Exploring the Mantua ATV trails of Northern Utah

Thursday , November 16, 2017 - 5:00 AM1 comment

LYNN R. BLAMIRES, special to the Standard-Examiner

During my ATV adventures I often pass trails I would like to take, but they don’t fit the plans of the day. Making mental notes, I look for opportunities for discovery another day.

In early November, I went back to the Inspiration Point trails south of Mantua. I actually remembered one of those mental notes and talked Dean Eborn of Layton and Fred Newton of Holliday into going with me.

Staging at the large parking area south of Mantua, we took the Willard Peak Road looking for adventure. I knew of a relatively new trail with a 50-inch width restriction that had been cut into the side of the mountain starting at Dock Flats.

Thinking we were there, we began to circle through the camping area looking for the trail. We found one, but it didn’t go up — it wound down into the north end of Devil’s Hole Canyon before going through Box Elder Creek.

After crossing the creek, we began to climb, but soon came to a gate blocking access to private property. Turning around, we made our way back, thinking that it was fun while it lasted. It was then that I realized that we were still below the flats.

Arriving at Dock Flats, we found the gate we were looking for and began our climb up the side of the canyon. The aspen, having shed their leaves, made a thick blanket on the trail on the lower end. As we climbed, the trail was soon covered with snow and the water puddles were frozen over.

Coming out at the top end, the trail seemed shorter than I remembered it to be. Back on the main trail, we climbed higher. The higher elevation was evident by the packed snow on the road. We came to a trail with a 50-inch gate. It was the rest of the trail we wanted to ride.

This trail is a narrow ledge with a steep drop-off to the west. The mountain rose high above us on our right. Near the top, we stopped to move a log that was blocking the trail. It is a tight trail that wends through the woods with sharp switchbacks.

Breaking ice and riding in snow, we realized that no one had ridden this trail since this last snow. It took us back down to the top of the shorter section of the 50-inch trail we had already ridden. These two trails were really fun to ride.

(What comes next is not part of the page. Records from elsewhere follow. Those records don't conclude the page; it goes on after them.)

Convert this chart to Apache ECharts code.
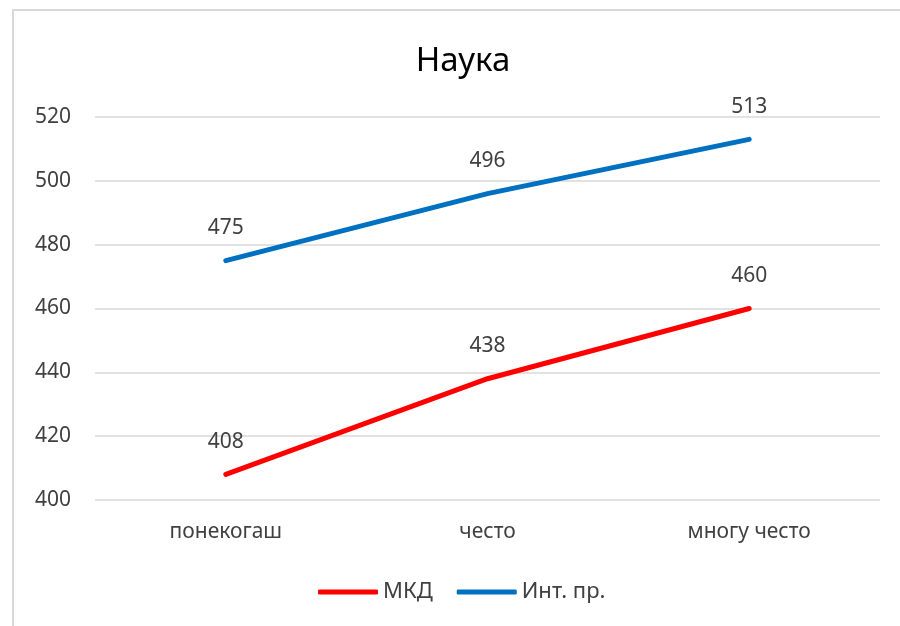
<!DOCTYPE html>
<html>
<head>
<meta charset="utf-8">
<script src="https://cdn.jsdelivr.net/npm/echarts@6/dist/echarts.min.js"></script>
<style>
    html, body { margin: 0; padding: 0; background: #fff; }
    #chart { width: 900px; height: 626px; }
</style>
</head>
<body>
<div id="chart"></div>
<script>
    var categories = ['понекогаш', 'често', 'многу често'];
    var mkd = [408, 438, 460];
    var intPr = [475, 496, 513];
    var seriesNames = ['МКД', 'Инт. пр.'];

    var font = 'Noto Sans';
    var myChart = echarts.init(document.getElementById('chart'));

    function lineSeries(name, data, color) {
        return {
            name: name,
            type: 'line',
            data: data,
            symbol: 'circle',
            symbolSize: 0,
            lineStyle: { color: color, width: 5, cap: 'round' },
            itemStyle: { color: color },
            label: {
                show: true,
                position: 'top',
                distance: 22,
                fontFamily: font,
                fontSize: 21,
                color: '#404040'
            }
        };
    }

    var option = {
        animation: false,
        backgroundColor: '#fff',
        graphic: [{
            type: 'rect',
            shape: { x: 13, y: 10, width: 1000, height: 1000 },
            style: { fill: 'none', stroke: '#d9d9d9', lineWidth: 2 }
        }],
        title: {
            text: 'Наука',
            left: 458,
            top: 40,
            textAlign: 'center',
            textStyle: { fontFamily: font, fontSize: 33, fontWeight: 'normal', color: '#000' }
        },
        legend: {
            data: seriesNames,
            bottom: 18,
            left: 313,
            itemWidth: 60,
            itemHeight: 5,
            itemGap: 24,
            icon: 'roundRect',
            textStyle: { fontFamily: font, fontSize: 22, color: '#404040' }
        },
        grid: { left: 95, right: 20, top: 117, bottom: 126 },
        xAxis: {
            type: 'category',
            data: categories,
            boundaryGap: true,
            axisLine: { show: false },
            axisTick: { show: false },
            axisLabel: { fontFamily: font, fontSize: 21, color: '#404040', margin: 22 }
        },
        yAxis: {
            type: 'value',
            min: 400,
            max: 520,
            interval: 20,
            axisLine: { show: false },
            axisTick: { show: false },
            axisLabel: { fontFamily: font, fontSize: 21, color: '#404040', margin: 24 },
            splitLine: { lineStyle: { color: '#d9d9d9', width: 1.5 } }
        },
        series: [
            lineSeries(seriesNames[0], mkd, '#ff0000'),
            lineSeries(seriesNames[1], intPr, '#0070c0')
        ]
    };
    myChart.setOption(option);
</script>
</body>
</html>
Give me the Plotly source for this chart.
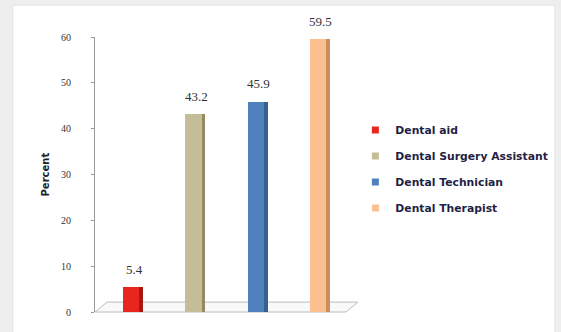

Back on the Willard Peak Road, the snow got deeper the higher we climbed. We were riding packed snow so while the snow was getting deeper, our progress was still good.

Topping out at the peak of Willard Basin, we stopped to take in the view. To the east we could see Pineview Reservoir in the distance and to the west stretched Willard Bay. The sky was a beautiful deep blue against the white snow.

The trail to Inspiration Point lay ahead of us off to our left. The trail was a track through deep snow that descended into a basin that once hosted a Civilian Conservation Corps (CCC) camp – the program that terraced the mountains to prevent mudslides.

We didn’t make it to the Point – blowing snow halted our progress. Not wanting to get stuck for the night, we turned back.

During our descent we came to the last trail we wanted to ride. It was just up the road a little from the top of the 50-inch trail that we had taken earlier. Turning down toward the Girl Scout camp to the east, we began the process of discovery.

Our excitement was short lived. The trails all came to dead-ends. Earlier in the day the track was frozen, but now they were muddy. We retraced our route, but not before we were caked with mud. Not regular mud, but cement mud. It was no small task to clean our machines.

With the exception of the narrow sections of track we rode, this trail is suitable for UTVs and jeeps. When you go, take plenty of water, keep the rubber side down, and take this trail in the warmer months.